Step 1. Paula and Brit negotiate their transaction:
- Paula provides Brit with her BTC wallet hash and her bridge supported test for considering the transaction settled on bitcoin.
- If Brits consider the test reasonable, then Brit secretly crafts but does not publish her BTC payment x to Paula, and gives Paula the hash of x.
Step 2. Paula submits a bridge parachain transaction y to Brit that registers the trade with the bridge and time locks the funds she wishes to trade. Registration reveals the test, the Dot and BTC amounts, Paula's BTC wallet hash, and the BTC transaction hash.
Step 3. After the parachain transaction is finalised, Brit submits her BTC transaction x, or maybe gives it to Paula so she can submit it. If Brit does not do so fast enough then Paula's time lock expires.

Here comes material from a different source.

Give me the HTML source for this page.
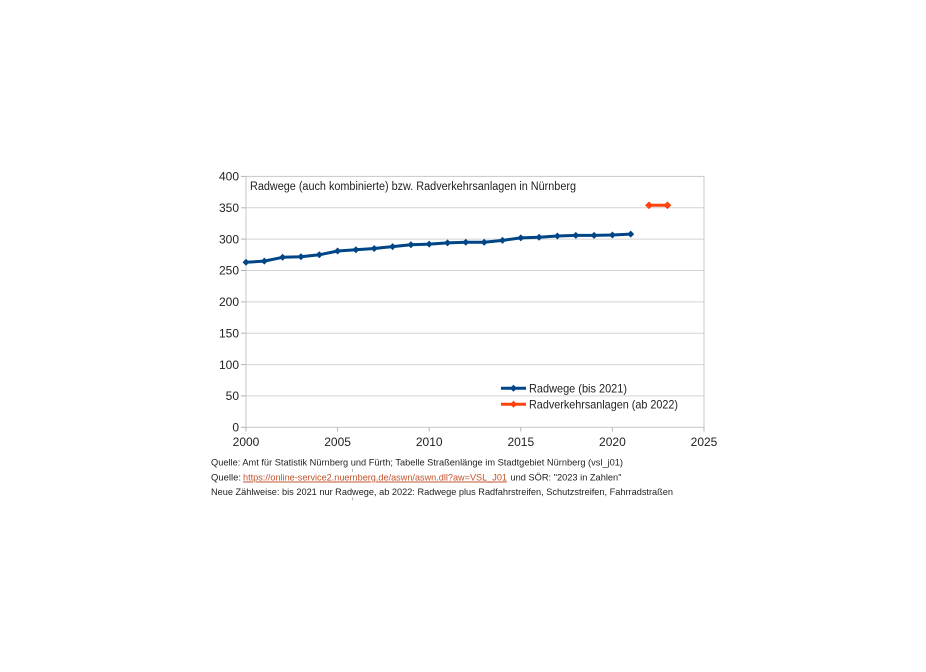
<!DOCTYPE html>
<html><head><meta charset="utf-8"><style>
html,body{margin:0;padding:0;background:#fff;}
svg{display:block;}
text{font-family:"Liberation Sans",sans-serif;}
</style></head><body>
<svg width="926" height="672" viewBox="0 0 926 672" xmlns="http://www.w3.org/2000/svg">
<rect width="926" height="672" fill="#fff"/>
<!-- gridlines -->
<g stroke="#d4d4d4" stroke-width="1">
<line x1="246" y1="395.9" x2="704" y2="395.9"/>
<line x1="246" y1="364.6" x2="704" y2="364.6"/>
<line x1="246" y1="333.2" x2="704" y2="333.2"/>
<line x1="246" y1="301.9" x2="704" y2="301.9"/>
<line x1="246" y1="270.5" x2="704" y2="270.5"/>
<line x1="246" y1="239.1" x2="704" y2="239.1"/>
<line x1="246" y1="207.8" x2="704" y2="207.8"/>
</g>
<!-- frame -->
<rect x="246" y="176.4" width="458" height="250.9" fill="none" stroke="#c8c8c8" stroke-width="1"/>
<!-- ticks -->
<g stroke="#b3b3b3" stroke-width="1">
<line x1="241" y1="427.3" x2="246" y2="427.3"/>
<line x1="241" y1="395.9" x2="246" y2="395.9"/>
<line x1="241" y1="364.6" x2="246" y2="364.6"/>
<line x1="241" y1="333.2" x2="246" y2="333.2"/>
<line x1="241" y1="301.9" x2="246" y2="301.9"/>
<line x1="241" y1="270.5" x2="246" y2="270.5"/>
<line x1="241" y1="239.1" x2="246" y2="239.1"/>
<line x1="241" y1="207.8" x2="246" y2="207.8"/>
<line x1="241" y1="176.4" x2="246" y2="176.4"/>
<line x1="246" y1="427.3" x2="246" y2="431.5"/>
<line x1="337.6" y1="427.3" x2="337.6" y2="431.5"/>
<line x1="429.2" y1="427.3" x2="429.2" y2="431.5"/>
<line x1="520.8" y1="427.3" x2="520.8" y2="431.5"/>
<line x1="612.4" y1="427.3" x2="612.4" y2="431.5"/>
<line x1="704" y1="427.3" x2="704" y2="431.5"/>
</g>
<!-- y labels -->
<g font-size="12" fill="#222" text-anchor="end">
<text x="239" y="431.5">0</text>
<text x="239" y="400.1">50</text>
<text x="239" y="368.8">100</text>
<text x="239" y="337.4">150</text>
<text x="239" y="306.1">200</text>
<text x="239" y="274.7">250</text>
<text x="239" y="243.3">300</text>
<text x="239" y="212">350</text>
<text x="239" y="180.6">400</text>
</g>
<!-- x labels -->
<g font-size="12" fill="#222" text-anchor="middle">
<text x="246" y="446">2000</text>
<text x="337.6" y="446">2005</text>
<text x="429.2" y="446">2010</text>
<text x="520.8" y="446">2015</text>
<text x="612.4" y="446">2020</text>
<text x="704" y="446">2025</text>
</g>
<!-- title -->
<text x="250" y="190" font-size="11.5" fill="#222" textLength="326" lengthAdjust="spacingAndGlyphs">Radwege (auch kombinierte) bzw. Radverkehrsanlagen in Nürnberg</text>
<!-- series 1 -->
<polyline fill="none" stroke="#004586" stroke-width="3" stroke-linejoin="round" points="246,262.3 264.3,261.1 282.6,257.3 301,256.7 319.3,254.8 337.6,251 355.9,249.8 374.2,248.5 392.6,246.6 410.9,244.8 429.2,244.1 447.5,242.9 465.8,242.3 484.2,242.3 502.5,240.4 520.8,237.9 539.1,237.2 557.4,236 575.8,235.4 594.1,235.4 612.4,235 630.7,234.1"/>
<g fill="#004586">
<path d="M246,258.8l3.5,3.5l-3.5,3.5l-3.5,-3.5z"/>
<path d="M264.3,257.6l3.5,3.5l-3.5,3.5l-3.5,-3.5z"/>
<path d="M282.6,253.8l3.5,3.5l-3.5,3.5l-3.5,-3.5z"/>
<path d="M301,253.2l3.5,3.5l-3.5,3.5l-3.5,-3.5z"/>
<path d="M319.3,251.3l3.5,3.5l-3.5,3.5l-3.5,-3.5z"/>
<path d="M337.6,247.5l3.5,3.5l-3.5,3.5l-3.5,-3.5z"/>
<path d="M355.9,246.3l3.5,3.5l-3.5,3.5l-3.5,-3.5z"/>
<path d="M374.2,245l3.5,3.5l-3.5,3.5l-3.5,-3.5z"/>
<path d="M392.6,243.1l3.5,3.5l-3.5,3.5l-3.5,-3.5z"/>
<path d="M410.9,241.3l3.5,3.5l-3.5,3.5l-3.5,-3.5z"/>
<path d="M429.2,240.6l3.5,3.5l-3.5,3.5l-3.5,-3.5z"/>
<path d="M447.5,239.4l3.5,3.5l-3.5,3.5l-3.5,-3.5z"/>
<path d="M465.8,238.8l3.5,3.5l-3.5,3.5l-3.5,-3.5z"/>
<path d="M484.2,238.8l3.5,3.5l-3.5,3.5l-3.5,-3.5z"/>
<path d="M502.5,236.9l3.5,3.5l-3.5,3.5l-3.5,-3.5z"/>
<path d="M520.8,234.4l3.5,3.5l-3.5,3.5l-3.5,-3.5z"/>
<path d="M539.1,233.7l3.5,3.5l-3.5,3.5l-3.5,-3.5z"/>
<path d="M557.4,232.5l3.5,3.5l-3.5,3.5l-3.5,-3.5z"/>
<path d="M575.8,231.9l3.5,3.5l-3.5,3.5l-3.5,-3.5z"/>
<path d="M594.1,231.9l3.5,3.5l-3.5,3.5l-3.5,-3.5z"/>
<path d="M612.4,231.5l3.5,3.5l-3.5,3.5l-3.5,-3.5z"/>
<path d="M630.7,230.6l3.5,3.5l-3.5,3.5l-3.5,-3.5z"/>
</g>
<!-- series 2 -->
<line x1="649" y1="205.3" x2="667.4" y2="205.3" stroke="#ff420e" stroke-width="3"/>
<g fill="#ff420e">
<path d="M649,201.5l4,3.8l-4,3.8l-4,-3.8z"/>
<path d="M667.4,201.5l4,3.8l-4,3.8l-4,-3.8z"/>
</g>
<!-- legend -->
<line x1="501" y1="388.3" x2="526" y2="388.3" stroke="#004586" stroke-width="3"/>
<path d="M513.5,384.8l3.5,3.5l-3.5,3.5l-3.5,-3.5z" fill="#004586"/>
<text x="529" y="392.5" font-size="12" fill="#222" textLength="98" lengthAdjust="spacingAndGlyphs">Radwege (bis 2021)</text>
<line x1="501" y1="404.3" x2="526" y2="404.3" stroke="#ff420e" stroke-width="3"/>
<path d="M513.5,400.8l3.5,3.5l-3.5,3.5l-3.5,-3.5z" fill="#ff420e"/>
<text x="529" y="408.5" font-size="12" fill="#222" textLength="149" lengthAdjust="spacingAndGlyphs">Radverkehrsanlagen (ab 2022)</text>
<!-- footnotes -->
<g font-size="9.5" fill="#222">
<text x="211" y="465.5" textLength="412" lengthAdjust="spacingAndGlyphs">Quelle: Amt für Statistik Nürnberg und Fürth; Tabelle Straßenlänge im Stadtgebiet Nürnberg (vsl_j01)</text>
<text x="211" y="480.5" textLength="30" lengthAdjust="spacingAndGlyphs">Quelle:</text>
<text x="243" y="480.5" fill="#c2522a" text-decoration="underline" textLength="264" lengthAdjust="spacingAndGlyphs">https://online-service2.nuernberg.de/aswn/aswn.dll?aw=VSL_J01</text>
<text x="510.5" y="480.5" textLength="111" lengthAdjust="spacingAndGlyphs">und SÖR: "2023 in Zahlen"</text>
<text x="211" y="495" textLength="462" lengthAdjust="spacingAndGlyphs">Neue Zählweise: bis 2021 nur Radwege, ab 2022: Radwege plus Radfahrstreifen, Schutzstreifen, Fahrradstraßen</text>
</g>
<g stroke="#bbb" stroke-width="1">
<line x1="352.5" y1="469" x2="352.5" y2="472"/>
<line x1="352.5" y1="497.5" x2="352.5" y2="500.5"/>
</g>
</svg>
</body></html>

Step 4. The bridges publish and finalize a transaction signing the release of funds from y to Brit, after recognising that x matches its hash commitment, sends the correct BTC amount to Paula's BTC hash, and has persisted long enough to past the test.
Importantly, we use ordinary parachain finalization logic for the "threshold" signature by the bridges in steps 3 and 4, which should be a simple aggregate signature, not a true threshold signature, which anonymises the signers, so that the individual bridges can be held accountable.
We could improve perceived latency for Brit, and maybe simplify client code, by having Brit threshold encrypt x to the bridges in step 2, so the bridges carry out step 3 after finalising. We expect polkadot to be fast though, so imho Brit should prefer the latency and simpler security model above. Also I'd expect the above scheme simplifies bridge code far more than alternative schemes simplify client code.
In this design, Brit needs to trust the bridges will eventually unlock Paula's transaction y and Paula needs to trust that the bridges will wait until the test for Brit's transaction x checks out before unlicking her transaction y.
Attack 1. Bridges screw Brit. At minimum Brit can appeal to governance to manually slash the bridges. We could automatically slash the bridges based on evidence from bitcoin, but we cannot assess network conditions automatically and someone must assess this evidence, and worse hostil bitcoin miners could attack bridges via slashing. We could make Brit produce a zero-knowledge or WI proof that her transaction worse as desired, but either bridges must still assess bitcoin, or else "dumb" tests much be hard wired into the parachain, like show 12 bitcoin blocks with however many zeros, which sounds game-able by bitcoin miners.
Attack 2. Bridges screw Paula. We could make Brit actually publish a time locked contract x' on bitcoin that requires revealing a hash x'' and the bridges merely wait until passing the bitcoin test before revealing x''. We still have a fair exchange problem in how long x' and y lock funds, which malicious bridges may exploit. If Brit submits a time locked transaction this way, then ultimately the swap requires two BTC transactions, which sounds expensive, and may add latency for Paula.